Material:
◇ ◇ ◇ ◇ ◇

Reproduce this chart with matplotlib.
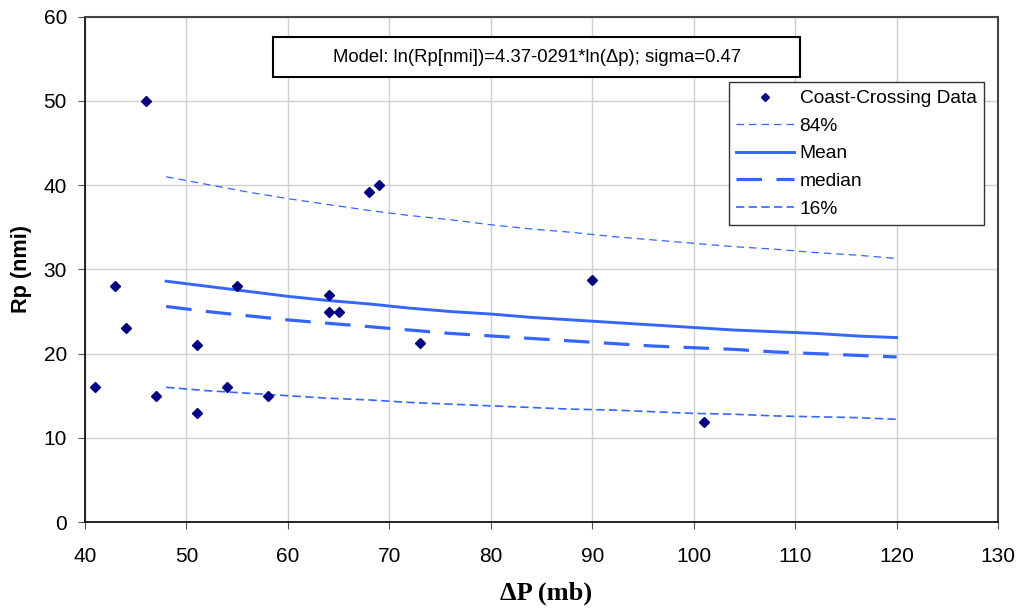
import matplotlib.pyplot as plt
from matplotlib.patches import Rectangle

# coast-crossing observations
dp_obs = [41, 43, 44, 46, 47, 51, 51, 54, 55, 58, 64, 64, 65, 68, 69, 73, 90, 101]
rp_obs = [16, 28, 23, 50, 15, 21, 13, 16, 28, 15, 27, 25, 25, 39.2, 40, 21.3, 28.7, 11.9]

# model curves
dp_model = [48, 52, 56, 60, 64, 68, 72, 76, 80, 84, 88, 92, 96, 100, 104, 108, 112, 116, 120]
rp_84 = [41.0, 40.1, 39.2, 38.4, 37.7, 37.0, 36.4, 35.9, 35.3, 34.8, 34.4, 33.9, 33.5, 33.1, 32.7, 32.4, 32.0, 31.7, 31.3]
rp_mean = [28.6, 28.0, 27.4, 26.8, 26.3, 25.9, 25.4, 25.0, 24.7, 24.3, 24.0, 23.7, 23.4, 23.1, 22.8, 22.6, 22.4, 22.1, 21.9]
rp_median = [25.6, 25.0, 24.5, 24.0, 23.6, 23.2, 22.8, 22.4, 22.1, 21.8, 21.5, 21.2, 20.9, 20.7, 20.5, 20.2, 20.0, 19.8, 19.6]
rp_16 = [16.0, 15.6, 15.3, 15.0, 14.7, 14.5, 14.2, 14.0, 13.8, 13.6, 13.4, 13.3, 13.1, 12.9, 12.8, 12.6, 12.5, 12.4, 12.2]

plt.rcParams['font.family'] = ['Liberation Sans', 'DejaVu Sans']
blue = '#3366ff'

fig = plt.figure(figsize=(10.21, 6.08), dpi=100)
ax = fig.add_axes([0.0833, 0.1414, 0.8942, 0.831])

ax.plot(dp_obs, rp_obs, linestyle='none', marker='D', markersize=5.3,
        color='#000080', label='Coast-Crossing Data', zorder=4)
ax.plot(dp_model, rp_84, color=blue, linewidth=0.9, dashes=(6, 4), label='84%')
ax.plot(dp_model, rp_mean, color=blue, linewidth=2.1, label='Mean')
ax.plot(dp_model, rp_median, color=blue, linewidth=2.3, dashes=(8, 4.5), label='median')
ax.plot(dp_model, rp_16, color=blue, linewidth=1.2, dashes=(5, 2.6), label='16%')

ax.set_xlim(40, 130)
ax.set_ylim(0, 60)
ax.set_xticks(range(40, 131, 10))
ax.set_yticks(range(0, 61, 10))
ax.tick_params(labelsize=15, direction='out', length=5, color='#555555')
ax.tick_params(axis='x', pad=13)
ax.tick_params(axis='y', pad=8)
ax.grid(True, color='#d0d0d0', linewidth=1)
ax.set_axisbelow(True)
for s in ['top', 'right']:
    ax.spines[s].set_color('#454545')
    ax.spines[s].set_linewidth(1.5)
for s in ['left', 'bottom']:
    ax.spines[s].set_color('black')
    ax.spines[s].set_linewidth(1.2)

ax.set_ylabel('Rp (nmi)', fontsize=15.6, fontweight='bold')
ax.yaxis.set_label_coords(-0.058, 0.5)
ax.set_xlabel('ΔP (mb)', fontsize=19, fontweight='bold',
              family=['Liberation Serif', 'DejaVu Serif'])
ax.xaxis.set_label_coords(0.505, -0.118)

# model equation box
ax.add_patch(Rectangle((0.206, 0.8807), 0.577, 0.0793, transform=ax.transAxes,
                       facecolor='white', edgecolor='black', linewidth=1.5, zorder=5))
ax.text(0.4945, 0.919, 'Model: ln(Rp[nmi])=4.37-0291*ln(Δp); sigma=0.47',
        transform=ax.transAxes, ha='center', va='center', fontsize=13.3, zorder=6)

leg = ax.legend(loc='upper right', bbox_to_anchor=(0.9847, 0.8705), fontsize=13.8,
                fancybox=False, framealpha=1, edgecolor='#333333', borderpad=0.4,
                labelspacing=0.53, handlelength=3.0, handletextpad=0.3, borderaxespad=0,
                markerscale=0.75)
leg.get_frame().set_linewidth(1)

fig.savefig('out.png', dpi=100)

◇ ◇ ◇ ◇ ◇

Your goal: Leave out any pictures and return exactly the lines from the beginning of the data through the line with "21.3, 28.7, 11.9]", inclusive.

Result for this task:
Reproduce this chart with matplotlib.
import matplotlib.pyplot as plt
from matplotlib.patches import Rectangle

# coast-crossing observations
dp_obs = [41, 43, 44, 46, 47, 51, 51, 54, 55, 58, 64, 64, 65, 68, 69, 73, 90, 101]
rp_obs = [16, 28, 23, 50, 15, 21, 13, 16, 28, 15, 27, 25, 25, 39.2, 40, 21.3, 28.7, 11.9]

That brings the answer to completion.